The petition attacks what it calls erroneous and incorrect statements in CMA’s application documents, which indicated both that the mine expansion is permitted under the town zoning code and that it is consistent with the town’s adopted comprehensive plan.

The mine is located in a special groundwater protection area designated by the State Environmental Conservation Law and the comprehensive plan addresses special groundwater protection area requirements.

Because the mine is located in a special groundwater protection area, the DEC, as the state agency charged with protecting the environment, has a duty of “heightened vigilance” in reviewing a proposed action such as “CMA’s major mine expansion into and through groundwater,” which has the potential to “cause or exacerbate contamination from toxic organic compounds, nutrients, salts, and other pollutants,” the petition states.

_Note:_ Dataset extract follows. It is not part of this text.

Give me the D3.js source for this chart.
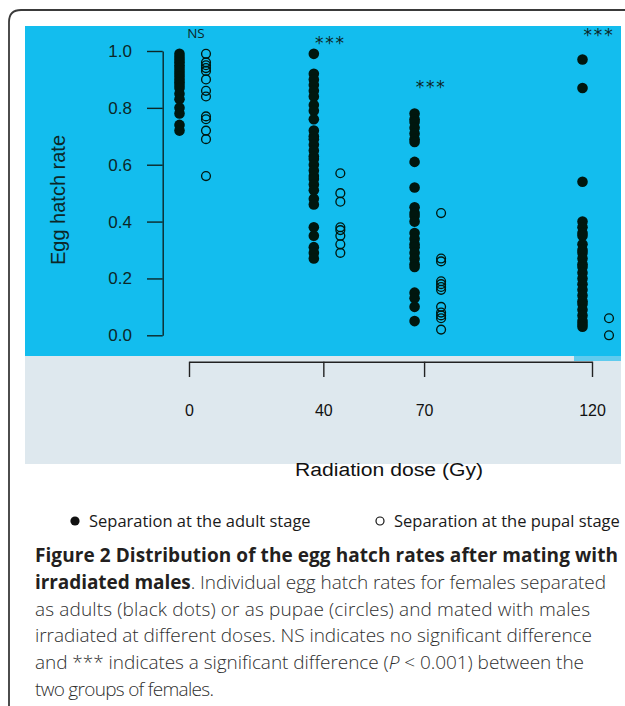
<!DOCTYPE html>
<html>
<head>
<meta charset="utf-8">
<script src="https://cdn.jsdelivr.net/npm/d3@7"></script>
<style>
  html, body { margin: 0; padding: 0; background: #fff; }
  svg { display: block; }
</style>
</head>
<body>
<svg id="fig" width="625" height="706"></svg>
<script>
// radiation doses (Gy) and egg hatch rates
var doses = [0, 40, 70, 120];

var adult0 = [0.99, 0.98, 0.97, 0.96, 0.95, 0.94, 0.93, 0.92, 0.91, 0.90, 0.89, 0.88, 0.87, 0.85, 0.83, 0.80, 0.78, 0.74, 0.72];
var adult40 = [0.99, 0.92, 0.90, 0.88, 0.86, 0.84, 0.81, 0.79, 0.76, 0.72, 0.70, 0.69, 0.67, 0.65, 0.63, 0.62, 0.60, 0.58, 0.56, 0.55, 0.53, 0.51, 0.48, 0.46, 0.38, 0.35, 0.31, 0.29, 0.27];
var adult70 = [0.78, 0.76, 0.75, 0.73, 0.71, 0.69, 0.68, 0.61, 0.52, 0.45, 0.43, 0.42, 0.40, 0.36, 0.34, 0.32, 0.31, 0.29, 0.27, 0.25, 0.24, 0.15, 0.13, 0.10, 0.05];
var adult120 = [0.97, 0.87, 0.54, 0.40, 0.38, 0.36, 0.35, 0.32, 0.30, 0.29, 0.27, 0.25, 0.24, 0.22, 0.20, 0.18, 0.16, 0.14, 0.12, 0.11, 0.09, 0.07, 0.05, 0.04, 0.03];

var pupal0 = [0.99, 0.96, 0.95, 0.94, 0.93, 0.90, 0.86, 0.84, 0.77, 0.76, 0.72, 0.69, 0.56];
var pupal40 = [0.57, 0.50, 0.47, 0.38, 0.37, 0.35, 0.32, 0.29];
var pupal70 = [0.43, 0.27, 0.26, 0.19, 0.18, 0.17, 0.16, 0.10, 0.08, 0.07, 0.06, 0.02];
var pupal120 = [0.06, 0.00];

var yTicks = [0, 0.2, 0.4, 0.6, 0.8, 1.0];

// significance marks above each dose, and their height in hatch-rate units
var sigLabels = ["NS", "***", "***", "***"];
var sigHeights = [1.063, 1.042, 0.887, 1.067];

var legendLabels = ["Separation at the adult stage", "Separation at the pupal stage"];

var captionLines = [
  [{t: "Figure 2 Distribution of the egg hatch rates after mating with", b: true}],
  [{t: "irradiated males", b: true}, {t: ". Individual egg hatch rates for females separated"}],
  [{t: "as adults (black dots) or as pupae (circles) and mated with males"}],
  [{t: "irradiated at different doses. NS indicates no significant difference"}],
  [{t: "and *** indicates a significant difference ("}, {t: "P", i: true}, {t: " < 0.001) between the"}],
  [{t: "two groups of females."}]
];
var captionWidths = [583, 571, 555, 557, 549, 179];

function buildPoints()
{
  var adult = [adult0, adult40, adult70, adult120];
  var pupal = [pupal0, pupal40, pupal70, pupal120];
  var pts = [];
  doses.forEach(function(d, i) {
    adult[i].forEach(function(v) { pts.push({dose: d, value: v, group: "adult"}); });
    pupal[i].forEach(function(v) { pts.push({dose: d, value: v, group: "pupal"}); });
  });
  return pts;
}

function DrawFigure()
{
  var svg = d3.select("#fig");
  var ink = "#00170f";
  var axisInk = "#0c2727";

  // frame around the figure (rounded top-left corner, open on the other sides)
  svg.append("path")
     .attr("d", "M9,720 V22 Q9,10 21,10 H640")
     .attr("fill", "none")
     .attr("stroke", "#3a3a3a")
     .attr("stroke-width", 1.8);

  // panels
  svg.append("rect").attr("x", 25).attr("y", 26).attr("width", 596).attr("height", 330).attr("fill", "#13bdee");
  svg.append("rect").attr("x", 25).attr("y", 356).attr("width", 596).attr("height", 108).attr("fill", "#dee8ee");
  svg.append("rect").attr("x", 574).attr("y", 356).attr("width", 47).attr("height", 5).attr("fill", "#5fcbee");

  var yScale = d3.scaleLinear().domain([0, 1]).range([335.3, 51]);
  var xScale = d3.scaleLinear().domain([0, 120]).range([189, 592]);
  var groupShift = {adult: -9.5, pupal: 17};

  // y axis
  var yAxis = d3.axisLeft(yScale)
                .tickValues(yTicks)
                .tickFormat(d3.format(".1f"))
                .tickSize(15.7)
                .tickSizeOuter(0)
                .tickPadding(15);
  var gy = svg.append("g").attr("transform", "translate(162.7,0)").call(yAxis);
  gy.selectAll("path, line").attr("stroke", axisInk).attr("stroke-width", 1.4);
  gy.selectAll("text")
    .attr("fill", axisInk)
    .style("font-family", "'Liberation Sans', Arial, sans-serif")
    .style("font-size", "17px");

  svg.append("text")
     .attr("transform", "translate(65,200) rotate(-90)")
     .attr("text-anchor", "middle")
     .attr("fill", axisInk)
     .style("font-family", "'Liberation Sans', Arial, sans-serif")
     .style("font-size", "20px")
     .text("Egg hatch rate");

  // x axis in the grey band
  var xAxis = d3.axisBottom(xScale)
                .tickValues(doses)
                .tickSize(15.3)
                .tickSizeOuter(0)
                .tickPadding(28);
  var gx = svg.append("g").attr("transform", "translate(0,361.7)").call(xAxis);
  gx.selectAll("path, line").attr("stroke", "#222").attr("stroke-width", 1.4);
  gx.selectAll("text")
    .attr("fill", "#111")
    .style("font-family", "'Liberation Sans', Arial, sans-serif")
    .style("font-size", "16px");

  svg.append("text")
     .attr("x", 389).attr("y", 476)
     .attr("text-anchor", "middle")
     .attr("fill", "#111")
     .attr("textLength", 188)
     .attr("lengthAdjust", "spacingAndGlyphs")
     .style("font-family", "'Liberation Sans', Arial, sans-serif")
     .style("font-size", "18px")
     .text("Radiation dose (Gy)");

  // points
  var pts = buildPoints();
  svg.append("g").selectAll("circle")
     .data(pts)
     .enter().append("circle")
     .attr("cx", function(d) { return xScale(d.dose) + groupShift[d.group]; })
     .attr("cy", function(d) { return yScale(d.value); })
     .attr("r", function(d) { return d.group == "adult" ? 5.3 : 4.4; })
     .attr("fill", function(d) { return d.group == "adult" ? ink : "none"; })
     .attr("stroke", ink)
     .attr("stroke-width", function(d) { return d.group == "adult" ? 0 : 1.35; });

  // significance marks
  svg.append("g").selectAll("text")
     .data(sigLabels)
     .enter().append("text")
     .attr("x", function(d, i) { return xScale(doses[i]) + 7; })
     .attr("y", function(d, i) { return yScale(sigHeights[i]) + (d == "NS" ? 4.6 : 9.5); })
     .attr("text-anchor", "middle")
     .attr("fill", axisInk)
     .style("font-family", function(d) { return d == "NS" ? "'Open Sans', sans-serif" : "'DejaVu Sans', sans-serif"; })
     .style("font-size", function(d) { return d == "NS" ? "13.5px" : "17px"; })
     .style("letter-spacing", function(d) { return d == "NS" ? "0px" : "1.8px"; })
     .text(function(d) { return d; });

  // legend
  var legendX = [75, 380];
  var lg = svg.append("g");
  legendLabels.forEach(function(label, i) {
    lg.append("circle")
      .attr("cx", legendX[i]).attr("cy", 521)
      .attr("r", i == 0 ? 4.6 : 4)
      .attr("fill", i == 0 ? "#111" : "none")
      .attr("stroke", "#111")
      .attr("stroke-width", i == 0 ? 0 : 1.2);
    lg.append("text")
      .attr("x", legendX[i] + 14).attr("y", 527)
      .attr("fill", "#1a1a1a")
      .style("font-family", "'Open Sans', sans-serif")
      .style("font-size", "16.5px")
      .text(label);
  });

  // caption: widths matched by spreading the letters, not by stretching glyphs
  var cap = svg.append("g");
  captionLines.forEach(function(line, i) {
    var t = cap.append("text")
               .attr("x", 35)
               .attr("y", 562 + i * 26.8)
               .style("font-family", "'Open Sans', sans-serif")
               .style("font-size", "19px");
    var n = 0;
    line.forEach(function(seg) {
      n += seg.t.length;
      t.append("tspan")
       .attr("fill", seg.b ? "#231f20" : "#2f2f2f")
       .style("font-weight", seg.b ? 700 : 300)
       .style("font-style", seg.i ? "italic" : "normal")
       .text(seg.t);
    });
    var natural = t.node().getComputedTextLength();
    var ls = (captionWidths[i] - natural) / (n - 1);
    t.style("letter-spacing", ls + "px");
  });
}

DrawFigure();
</script>
</body>
</html>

The DEC in a statement defended its practices and procedures.

“Following rigorous environmental reviews of sand mining proposals, DEC includes stringent requirements protective of the environment — especially Long Island’s aquifer — and provides strict oversight of operations. We continue to hold bad actors accountable and oversee sand mines and other legal, regulated operations to ensure public health and the environment are protected,” the agency said. “DEC cannot comment on pending litigation.”

Toqui Terchun, president of the Greater Calverton Civic Association welcomed the lawsuit.

“Protection of our groundwater should be of paramount importance to the DEC and, from what I understand, they did not do a thorough enough analysis to say there were no potential negative impacts from this proposed mining operation,” Terchun said.

The Law Offices of Thomas M. Volz of Nesconset is special counsel to the Town of Riverhead for the action.

The first court appearance is scheduled for March 11.

Editor’s note: This article has been updated with a comment from the N.Y. State DEC submitted post-publication.